Managing end-to-end complexity while keeping deployments stable, secure, and cost-controlled. DOOH integrators must coordinate hardware, CMS, networking, and reporting without fragmentation inflating costs. Cybersecurity expectations are rising, and buyers demand enterprise-grade monitoring and SLAs. Winners will be teams that standardize smartly and operate like managed service providers.
How can CMS solutions help reduce project costs?
A strong CMS reduces costs by streamlining operations across the entire DOOH fleet.
- Centralized monitoring and automated alerts cut truck rolls and manual checks.
- Scheduling templates and approval workflows reduce content operations overhead.
- Native support for dynamic triggers and proof-of-play eliminates costly integrations.
- Remote troubleshooting reduces on-site service visits and associated labor costs.
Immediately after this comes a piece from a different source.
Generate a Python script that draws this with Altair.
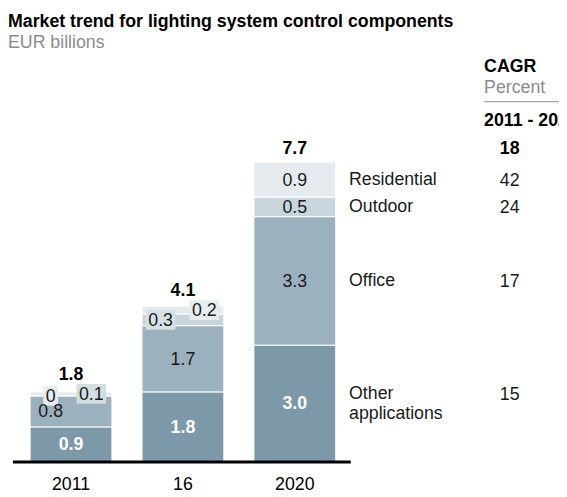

Digital signage trends like automation are cheaper when the CMS supports them natively.
Why is cybersecurity becoming critical in DOOH and digital signage?
DOOH endpoints are always-on, remotely managed devices that attract attacks for disruption or data theft. A single weak credential or unpatched player can compromise multiple screens or back-end systems. Security has become a contractual requirement with audits and compliance controls now standard in procurement.
What makes modern projects more complex than five years ago?
Modern DOOH projects involve significantly more interconnected systems and higher technical expectations than ever before.
- Integration now spans CMS, analytics, programmatic advertising, sensors, and IT governance frameworks.
- Screen specifications demand higher brightness, finer pixel pitch, better color calibration, and robust monitoring.
- Each vendor introduces unique update cycles, API requirements, and licensing structures.
- Security and compliance requirements have escalated from optional to mandatory.
- Content strategies must account for data-driven targeting and real-time performance metrics.
Compared to five years ago, DOOH has evolved from installing displays to operating sophisticated connected media networks.